Whenever Derek Bell appears in the Porsche Classic marquee he pulls a crowd – the five-time winner of the 24 Hours of Le Mans (1975, 1981, 1982, 1986, 1987) and two-time World Sportscar Champion (1985 and 1986) numbers among the most prominent entrants at the AvD Oldtimer Grand Prix. Hold it? An entrant? Actually, the Briton in recent years has only been giving interviews and signing highly coveted autographs at the Nürburgring. This year, though, he is celebrating his premiere as a driver, taking the wheel himself for the first time at the major German classics racing event. On the occasion of Porsche’s 70th anniversary, in the field of the Gentlemen Drivers, he races a ‘Project 70’ Porsche 911 – obviously designated as car #70. In an interview, he reveals that he is going to present his book in Germany: ‘All My Porsche Races’ tells the story of an exceptionally successful period in the life of the British racing driver who was born in 1941.
???: You have been a guest here frequently, but this weekend you are a rookie in a manner of speaking, racing yourself at the AvD Oldtimer Grand Prix for the first time.
Derek Bell: “Yes, That’s right. I believe I’m even celebrating a multiple premiere. Of course, I’ve visited the Nürburgring with Porsche Classic on many occasions, but I’ve never actually raced here before. I will be racing in a 1965 Porsche 911 that I’ve never driven in a race either. Up to now, I’ve only had the opportunity to drive it in a parade – and that was a long time ago.”
???: The ‘Project 70’ Porsche is a car which the factory prepared with a lot of attention to detail. Even as a pro, wouldn’t driving such a special car make you feel a little bit nervous?
Derek Bell: “No, that’s something you shouldn’t think about. I have the great pleasure of driving many incredibly precious cars. A few weeks ago, for example, I had the opportunity to drive a 1929 Blower Bentley in a classics race. It was a car with a proud history that clinched sixth place at Le Mans at the time. And I drove it really fast. But I also always think: I’m the most valuable thing on board – and if I want to make sure not to hurt myself then why should the car suffer any damage?”
???: Driving these old cars must be a joy. What makes this so special?

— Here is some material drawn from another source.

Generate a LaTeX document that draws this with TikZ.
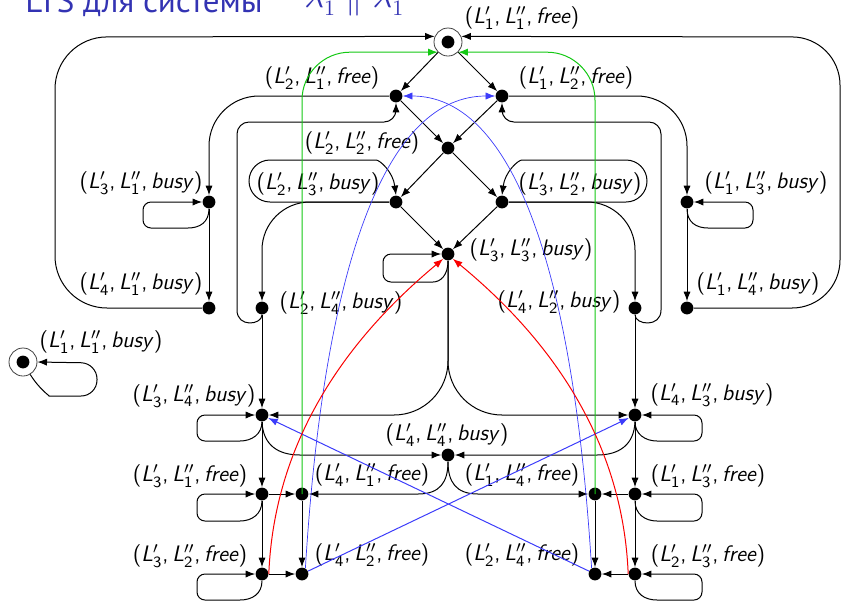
\documentclass[tikz,border=0pt]{standalone}
\usepackage{fontspec}
\newfontfamily\titlefont{PT Sans}
\usetikzlibrary{arrows.meta}
\definecolor{structblue}{RGB}{51,51,179}
\definecolor{gr}{RGB}{20,200,20}
\definecolor{bl}{RGB}{60,60,250}
\definecolor{rd}{RGB}{250,0,0}
% state label (L'_a, L''_b, w)
\newcommand{\st}[3]{\textsf{(\textit{L}$'_{\mathsf{#1}}$,\,\textit{L}$''_{\mathsf{#2}}$,\,\textit{#3})}}
\begin{document}
\begin{tikzpicture}[x=0.5pt,y=-0.5pt,
  dot/.style={circle,fill=black,inner sep=0pt,minimum size=6.4pt},
  init/.style={circle,draw=black!75,line width=0.4pt,inner sep=0pt,minimum size=14pt},
  lbl/.style={inner sep=0pt,font=\fontsize{11.2}{13}\selectfont},
  ttl/.style={anchor=base west,text=structblue,inner sep=0pt},
  tr/.style={-{Latex[length=4.8pt,width=3.6pt]},line width=0.5pt},
  thinblue/.style={tr,draw=bl,line width=0.35pt}]
\useasboundingbox (0,0) rectangle (842,602);

% title
\node[ttl,font=\titlefont\fontsize{16.5}{18}\selectfont] (ttl) at (25,12) {LTS для системы};
\node[ttl,font=\fontsize{16}{18}\selectfont] (ttm) at (304,7) {$\lambda'_1 \parallel \lambda''_1$};

% states
\node[init] (A) at (448,42) {};
\fill (A.center) circle (3.2pt);
\node[dot] (B) at (396,96) {};
\node[dot] (C) at (502,96) {};
\node[dot] (D) at (448,148) {};
\node[dot] (E) at (396,202) {};
\node[dot] (F) at (502,202) {};
\node[dot] (G) at (448,254) {};
\node[dot] (H) at (209,202) {};
\node[dot] (I) at (209,308) {};
\node[dot] (J) at (262,308) {};
\node[dot] (K) at (687,202) {};
\node[dot] (Lq) at (687,308) {};
\node[dot] (M) at (635,308) {};
\node[init] (N) at (23,362) {};
\fill (N.center) circle (3.2pt);
\node[dot] (O) at (262,415) {};
\node[dot] (P) at (635,415) {};
\node[dot] (Q) at (448,455) {};
\node[dot] (R) at (262,494) {};
\node[dot] (S) at (302,494) {};
\node[dot] (T) at (595,494) {};
\node[dot] (U) at (635,494) {};
\node[dot] (V) at (262,574) {};
\node[dot] (W) at (302,574) {};
\node[dot] (X) at (595,574) {};
\node[dot] (Y) at (635,574) {};

% labels
\node[lbl] (lA) at (522,18) {\st{1}{1}{free}};
\node[lbl] (lB) at (322,78) {\st{2}{1}{free}};
\node[lbl] (lC) at (576,78) {\st{1}{2}{free}};
\node[lbl] (lD) at (362,143) {\st{2}{2}{free}};
\node[lbl] (lE) at (318,184) {\st{2}{3}{busy}};
\node[lbl] (lF) at (580,184) {\st{3}{2}{busy}};
\node[lbl] (lG) at (531,250) {\st{3}{3}{busy}};
\node[lbl] (lH) at (141,183) {\st{3}{1}{busy}};
\node[lbl] (lI) at (141,284) {\st{4}{1}{busy}};
\node[lbl] (lJ) at (341,303) {\st{2}{4}{busy}};
\node[lbl] (lK) at (766,183) {\st{1}{3}{busy}};
\node[lbl] (lL) at (758,284) {\st{1}{4}{busy}};
\node[lbl] (lM) at (559,302) {\st{4}{2}{busy}};
\node[lbl] (lN) at (101,342) {\st{1}{1}{busy}};
\node[lbl] (lO) at (194,396) {\st{3}{4}{busy}};
\node[lbl] (lP) at (712,395) {\st{4}{3}{busy}};
\node[lbl] (lQ) at (447,435) {\st{4}{4}{busy}};
\node[lbl] (lR) at (190,476) {\st{3}{1}{free}};
\node[lbl] (lS) at (372,475) {\st{4}{1}{free}};
\node[lbl] (lT) at (522,475) {\st{1}{4}{free}};
\node[lbl] (lU) at (708,476) {\st{1}{3}{free}};
\node[lbl] (lV) at (190,556) {\st{3}{2}{free}};
\node[lbl] (lW) at (372,555) {\st{4}{2}{free}};
\node[lbl] (lX) at (522,555) {\st{2}{4}{free}};
\node[lbl] (lY) at (708,556) {\st{2}{3}{free}};

% diamond in the middle
\draw[tr] (A) -- (B);
\draw[tr] (A) -- (C);
\draw[tr] (B) -- (D);
\draw[tr] (C) -- (D);
\draw[tr] (D) -- (E);
\draw[tr] (D) -- (F);
\draw[tr] (E) -- (G);
\draw[tr] (F) -- (G);

% straight steps
\draw[tr] (H) -- (I);
\draw[tr] (K) -- (Lq);
\draw[tr] (J) -- (O);
\draw[tr] (M) -- (P);
\draw[tr] (O) -- (R);
\draw[tr] (R) -- (V);
\draw[tr] (S) -- (W);
\draw[tr] (P) -- (U);
\draw[tr] (U) -- (Y);
\draw[tr] (T) -- (X);
\draw[tr] (R) -- (S);
\draw[tr] (V) -- (W);
\draw[tr] (U) -- (T);
\draw[tr] (Y) -- (X);

% outer returns to the initial state
\draw[tr,rounded corners=26pt] (I) -- (55,308) -- (55,37) -- (A.157);
\draw[tr,rounded corners=24pt] (Lq) -- (840,308) -- (840,37) -- (A.23);

% side branches
\draw[tr,rounded corners=25pt] (B) -- (209,96) -- (H);
\draw[tr,rounded corners=25pt] (C) -- (687,96) -- (K);
\draw[tr] (J.south) .. controls (262,325) and (237,328) .. (237,310) [rounded corners=6pt] -- (237,122) -- (396,122) -- (B.south);
\draw[tr] (M.south) .. controls (635,325) and (661,328) .. (661,310) [rounded corners=6pt] -- (661,122) -- (502,122) -- (C.south);
\draw[tr,rounded corners=24pt] (E) -- (262,202) -- (J);
\draw[tr,rounded corners=24pt] (F) -- (635,202) -- (M);

% loops round the labels of E and F
\draw[tr] (E.west) [rounded corners=10.5pt] -- (249,202) -- (249,160) -- (355,160) [sharp corners] .. controls (380,160) and (393,172) .. (E.north);
\draw[tr] (F.east) [rounded corners=10.5pt] -- (647,202) -- (647,160) -- (543,160) [sharp corners] .. controls (518,160) and (505,172) .. (F.north);

% G and its exits
\draw[tr,rounded corners=4pt] (G.south) .. controls (448,276) and (440,282) .. (425,282) -- (383,282) -- (383,254) -- (G.west);
\draw[tr,rounded corners=27pt] (G) -- (448,415) -- (O);
\draw[tr,rounded corners=27pt] (G) -- (448,415) -- (P);

% self loops
\draw[tr,rounded corners=4pt] (H.south) .. controls (209,222) and (200,228) .. (180,228) -- (143,228) -- (143,202) -- (H.west);
\draw[tr,rounded corners=4pt] (K.south) .. controls (687,222) and (696,228) .. (716,228) -- (753,228) -- (753,202) -- (K.east);
\draw[tr,rounded corners=8pt] (N.-60) .. controls (40,390) and (50,396) .. (65,396) -- (97,396) -- (97,363) -- (N.east);
\draw[tr,rounded corners=4pt] (O.south) .. controls (262,434) and (252,441) .. (232,441) -- (197,441) -- (197,415) -- (O.west);
\draw[tr,rounded corners=4pt] (P.south) .. controls (635,434) and (645,441) .. (665,441) -- (702,441) -- (702,415) -- (P.east);
\draw[tr,rounded corners=4pt] (R.south) .. controls (262,514) and (252,521) .. (232,521) -- (197,521) -- (197,494) -- (R.west);
\draw[tr,rounded corners=4pt] (V.south) .. controls (262,594) and (252,600) .. (232,600) -- (197,600) -- (197,574) -- (V.west);
\draw[tr,rounded corners=4pt] (U.south) .. controls (635,514) and (645,521) .. (665,521) -- (702,521) -- (702,494) -- (U.east);
\draw[tr,rounded corners=4pt] (Y.south) .. controls (635,594) and (645,600) .. (665,600) -- (702,600) -- (702,574) -- (Y.east);

% through Q
\draw[tr] (O.south) .. controls (263,445) and (278,455) .. (300,455) -- (Q);
\draw[tr] (P.south) .. controls (634,445) and (619,455) .. (597,455) -- (Q);
\draw[tr] (Q.south) .. controls (448,482) and (440,494) .. (418,494) -- (S);
\draw[tr] (Q.south) .. controls (448,482) and (456,494) .. (478,494) -- (T);

% coloured transitions
\draw[tr,draw=gr,rounded corners=24pt] (S.center) |- (A.south west);
\draw[tr,draw=gr,rounded corners=24pt] (T.center) |- (A.south east);
\draw[tr,draw=bl] (W) -- (P);
\draw[tr,draw=bl] (X) -- (O);
\draw[thinblue] (W.60) .. controls (325,250) and (390,96) .. (C.west);
\draw[thinblue] (X.120) .. controls (572,250) and (507,96) .. (B.east);
\draw[tr,draw=rd] (V.east) .. controls (275,420) and (370,320) .. (G.-135);
\draw[tr,draw=rd] (Y.west) .. controls (622,420) and (527,320) .. (G.-45);
\end{tikzpicture}
\end{document}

Derek Bell: “I’ve been racing since 1964 – in other words for five and a half decades. At that time, the racing cars were still a lot simpler, so, in the end, driving old racing cars does not differ a lot from driving one of my early racing cars – even though I obviously didn’t drive any Porsches back then. So, technically speaking, the answer is: a car is a car, but there is a second aspect. Due to my history and my sheer age, I’ve driven quite a large number of classic cars, back then and today. I feel that being able to do so is a privilege. The owner of the car – be it Porsche themselves or a private citizen – is typically pleased about me driving the car. And it’s fun for the spectators as well: because they get to watch the car in motion, but also because of the mutual appreciation between the driver and the owner this represents, plus, because the car is driven by someone who may have driven it in the matching era as well. Perhaps this is the recipe for an event such as the AvD Oldtimer GrandPrix: that drivers, vehicle owners and visitors enjoy such aspects. Arguably, the most important thing is that it’s fun for me personally. Driving such a car is a real pleasure and I believe that this pleasure ultimately is transferred to the spectators as well. This weekend, at first glance, it may be a ‘simple’ 911 – but, after all, there’s a great history behind it which is communicated along with it.”
???: You are presenting a book here at the Nürburgring that has just been published. What is the book about?
Derek Bell: “About six weeks ago, we published the book ‘All My Porsche Races’ in the UK and I’m very happy about the really positive response to it. We’re already discussing a reprint, so it seems to be good. I drove 202 races with Porsche, winning 37 of them in my days in Group C.”